Meantime, Hillier’s politics got in the way. He used his landowner popularity to springboard into the next provincial election. He won and represented Lanark-Frontenac-Lennox-Addington from 2007 to 2018. The next Ontario Landowner president, Jack MacLaren, also jumped into politics. He won in Carleton-Misssissippi in the next election and served as a provincial Progressive Conservative MPP from 2011 to 2018.
The OLA carried on but focused on policy changes. Sheep farmer Tom Black was with the movement from almost the beginning, was president from 2012 to 2019, and noted that while brash demonstrations were great publicity stunts, they were all volunteers and needed to spend all their energy re-working bad rules and meeting with politicians
The landowners were instrumental in reining in the province’s conservation authorities and ending blanket wetland designations, dismantling the Ontario Society for the Prevention of Cruelty to Animals and stopping Fisheries and Oceans from declaring every puddle a waterway. Government officials tended to wither when they saw crowds carrying “back off government” signs march into a public meeting.

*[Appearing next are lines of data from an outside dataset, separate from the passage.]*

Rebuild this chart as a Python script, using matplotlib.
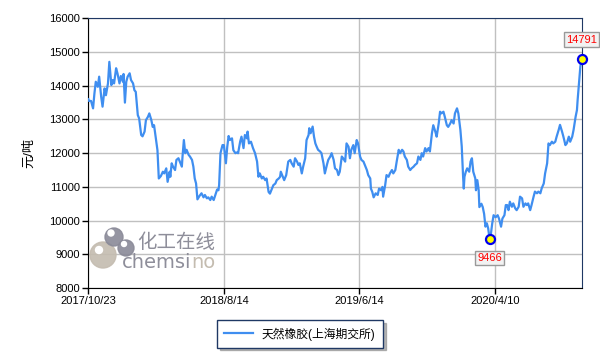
import matplotlib
matplotlib.use('Agg')
import matplotlib.pyplot as plt
import matplotlib.transforms as mtransforms
from matplotlib.patches import Circle

plt.rcParams['font.family'] = ['Liberation Sans', 'Noto Sans CJK SC', 'DejaVu Sans']

# trading-day index and settlement price (元/吨)
days = [0, 1, 4, 7, 9, 11, 14, 16, 19, 21, 24, 26, 29, 31, 34, 36, 38, 41, 43, 46, 48, 51, 52, 54, 56, 58,
        61, 63, 66, 68, 70, 73, 75, 78, 80, 83, 85, 88, 90, 93, 95, 97, 100, 102, 104, 107, 110, 112,
        115, 117, 120, 121, 123, 125, 128, 130, 133, 135, 138, 139, 141, 143, 145, 148, 150, 153, 155,
        157, 159, 161, 164, 167, 170, 172, 175, 177, 180, 182, 185, 187, 190, 192, 193, 195, 198, 200,
        203, 205, 207, 209, 212, 214, 217, 219, 221, 224, 226, 229, 231, 234, 235, 237, 240, 243, 246,
        249, 251, 253, 256, 258, 261, 263, 266, 268, 271, 273, 276, 278, 281, 283, 284, 286, 289, 292,
        295, 298, 300, 303, 305, 308, 310, 312, 315, 317, 320, 322, 325, 326, 328, 331, 333, 335, 337,
        339, 342, 344, 347, 349, 352, 354, 357, 359, 362, 364, 367, 369, 371, 374, 376, 379, 381, 384,
        386, 388, 391, 393, 396, 398, 401, 403, 406, 408, 411, 413, 416, 417, 419, 421, 424, 427, 429,
        432, 434, 435, 438, 440, 443, 445, 448, 450, 453, 455, 458, 460, 463, 465, 467, 470, 472, 475,
        477, 480, 482, 485, 487, 490, 492, 494, 497, 499, 502, 504, 507, 509, 512, 514, 517, 519, 521,
        524, 526, 529, 531, 534, 536, 539, 541, 544, 546, 549, 551, 553, 554, 555, 557, 559, 562, 564,
        566, 568, 571, 572, 574, 576, 577, 580, 582, 584, 586, 588, 590, 592, 594, 596, 598, 601, 604,
        606, 609, 611, 614, 616, 618, 620, 622, 625, 627, 630, 632, 635, 637, 640, 642, 645, 647, 649,
        652, 654, 657, 659, 662, 664, 667, 669, 672, 674, 677, 679, 681, 684, 686, 689, 691, 694, 696,
        699, 701, 704, 706, 709, 711, 714, 716, 719, 721, 722, 724, 726, 728]
price = [13600, 13550, 13550, 13330, 13770, 14120, 13970, 14270, 13670, 13380, 13920, 13720, 14070, 14710,
         14020, 14170, 14070, 14520, 14370, 14070, 14290, 14120, 14350, 13500, 14120, 14270, 14370, 14170,
         14070, 13870, 13820, 13130, 13030, 12540, 12500, 12640, 12980, 13080, 13180, 12980, 12780, 12830,
         12390, 12090, 11250, 11320, 11450, 11400, 11550, 11150, 11450, 11300, 11700, 11600, 11500, 11800,
         11850, 11750, 11600, 11900, 12390, 12000, 12100, 11950, 11900, 11800, 11600, 11250, 11100, 10630,
         10730, 10810, 10690, 10760, 10660, 10690, 10610, 10710, 10610, 10730, 10920, 10900, 11050, 12000,
         12240, 12240, 11700, 12190, 12510, 12390, 12440, 12090, 12000, 12020, 12000, 12340, 12490, 12150,
         12540, 12440, 12640, 12290, 12340, 12150, 12000, 11750, 11300, 11400, 11250, 11300, 11200, 11250,
         10850, 10800, 10950, 11050, 11100, 11200, 11250, 11300, 11450, 11350, 11200, 11350, 11750, 11800,
         11700, 11600, 11850, 11750, 11650, 11700, 11400, 11600, 11850, 12390, 12540, 12740, 12590, 12790,
         12490, 12290, 12190, 12100, 12050, 12000, 11700, 11400, 11650, 11800, 11900, 12000, 11800, 11550,
         11500, 11350, 11450, 11900, 11850, 11750, 12290, 12190, 11850, 12100, 12240, 12000, 12390, 12290,
         11900, 11800, 11750, 11650, 11500, 11350, 11250, 10950, 10850, 10690, 10810, 10760, 10950, 10900,
         11000, 10710, 11050, 11350, 11300, 11400, 11500, 11400, 11500, 11750, 12100, 12000, 12100, 12050,
         11900, 11800, 11600, 11500, 11550, 11600, 11650, 11700, 11900, 11800, 12000, 11900, 12150, 12050,
         12150, 12050, 12590, 12830, 12640, 12490, 12880, 13230, 13180, 13230, 13080, 12830, 12780, 12880,
         12980, 12880, 13180, 13330, 13180, 12690, 12200, 11300, 10950, 11300, 11450, 11550, 11450, 11750,
         11850, 11450, 11250, 10900, 11200, 10900, 10400, 10500, 10400, 10200, 9820, 9920, 9770, 9466,
         9600, 9920, 10160, 10100, 10160, 10060, 9820, 10060, 10160, 10460, 10460, 10310, 10560, 10410,
         10510, 10360, 10310, 10410, 10710, 10660, 10410, 10510, 10460, 10510, 10310, 10460, 10710, 10860,
         10810, 10860, 10810, 10960, 11100, 11400, 11700, 12290, 12240, 12340, 12290, 12340, 12490, 12690,
         12840, 12640, 12490, 12240, 12290, 12490, 12340, 12490, 12690, 13080, 13280, 13580, 14070, 14570,
         14791]

tick_days = [0, 200, 400, 600]
tick_labels = ['2017/10/23', '2018/8/14', '2019/6/14', '2020/4/10']
y_ticks = [8000, 9000, 10000, 11000, 12000, 13000, 14000, 15000, 16000]
series_name = '天然橡胶(上海期交所)'

fig = plt.figure(figsize=(6, 3.6), dpi=100)
ax = fig.add_axes([0.1472, 0.2, 0.8223, 0.749])

line_col = '#3f8ef0'
ax.plot(days, price, color=line_col, lw=1.6, label=series_name, zorder=3)

ax.set_xlim(0, 728)
ax.set_ylim(8000, 16000)
ax.set_xticks(tick_days)
ax.set_xticklabels(tick_labels)
ax.set_yticks(y_ticks)
ax.grid(True, color='#c0c0c0', lw=1)
ax.set_axisbelow(True)
ax.tick_params(axis='both', labelsize=8, length=4, width=1, color='black', pad=2)
ax.set_ylabel('元/吨', fontsize=9.5, labelpad=10)

for s in ['left', 'bottom']:
    ax.spines[s].set_color('black')
for s in ['top', 'right']:
    ax.spines[s].set_color('#1f3864')

# min and last points
i_min = price.index(min(price))
for i, dy in [(i_min, -14), (len(price) - 1, 14)]:
    ax.plot(days[i], price[i], 'o', ms=6.5, mfc='#ffff00', mec='#0000ee', mew=1.6, zorder=5, clip_on=False)
    ax.annotate(str(price[i]), (days[i], price[i]), xytext=(0, dy), textcoords='offset points',
                ha='center', va='center', color='red', fontsize=8, annotation_clip=False,
                bbox=dict(boxstyle='square,pad=0.2', fc='#f2f2f2', ec='#999999', lw=1), zorder=6)

# watermark logo
idt = mtransforms.IdentityTransform()
H = 360
fig.add_artist(Circle((103, H - 255), 13, color='#c4bcb0', transform=idt, alpha=0.9))
fig.add_artist(Circle((99, H - 250), 3.5, color='white', transform=idt))
fig.add_artist(Circle((114, H - 237), 9, color='#8a8a98', transform=idt, alpha=0.9))
fig.add_artist(Circle((111, H - 233), 3, color='white', transform=idt))
fig.add_artist(Circle((126, H - 248), 8, color='#8a8a98', transform=idt, alpha=0.9))
fig.add_artist(Circle((124, H - 244), 2.5, color='white', transform=idt))
fig.text(137 / 600, 1 - 243 / 360, '化工在线', fontsize=14, color='#8e8e9a', va='center', ha='left',
         family=['Noto Sans CJK SC'])
t1 = fig.text(122 / 600, 1 - 263 / 360, 'chemsi', fontsize=14, color='#8e8e9a', va='center', ha='left',
              family=['DejaVu Sans'])
fig.canvas.draw()
bb = t1.get_window_extent()
fig.text(bb.x1 / 600, 1 - 263 / 360, 'no', fontsize=14, color='#c4bcb0', va='center', ha='left',
         family=['DejaVu Sans'])

leg = fig.legend(loc='center', bbox_to_anchor=(0.5, 1 - 334 / 360), fontsize=8.5, fancybox=False,
                 shadow={'color': '#888888', 'alpha': 0.6}, edgecolor='#1f3864', framealpha=1,
                 handlelength=2.4, borderpad=0.6)
leg.get_frame().set_linewidth(1)

fig.savefig('out.png', dpi=100)
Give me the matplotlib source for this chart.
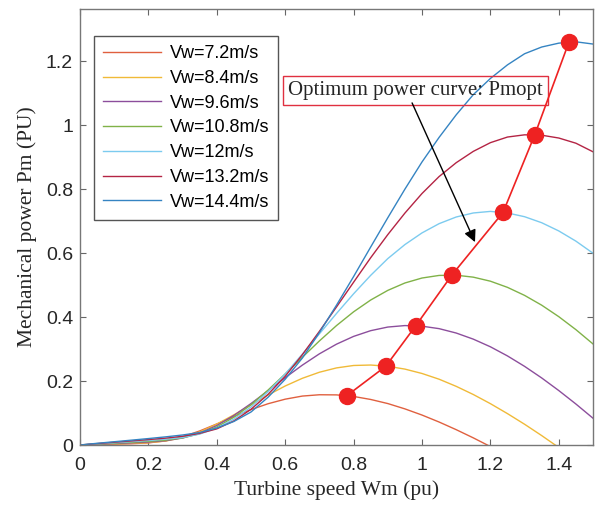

But it was all at a cost. “I was burned out,” Black recalled, about stepping down. “I couldn’t keep all the balls in the air.”
He paid his own phone and gas bills for years. Phone calls alone could eat up two hours each morning before he went to the barn. Everyone was a volunteer and the office was the kitchen table. “I don’t think we knew our own power when we were in the middle of it,” he said. “We were always putting out fires.”
“We did wonderful things,” Vanderspank said, looking back on 20 years. “It taught a lot of people that you could stand up. That was our biggest success.”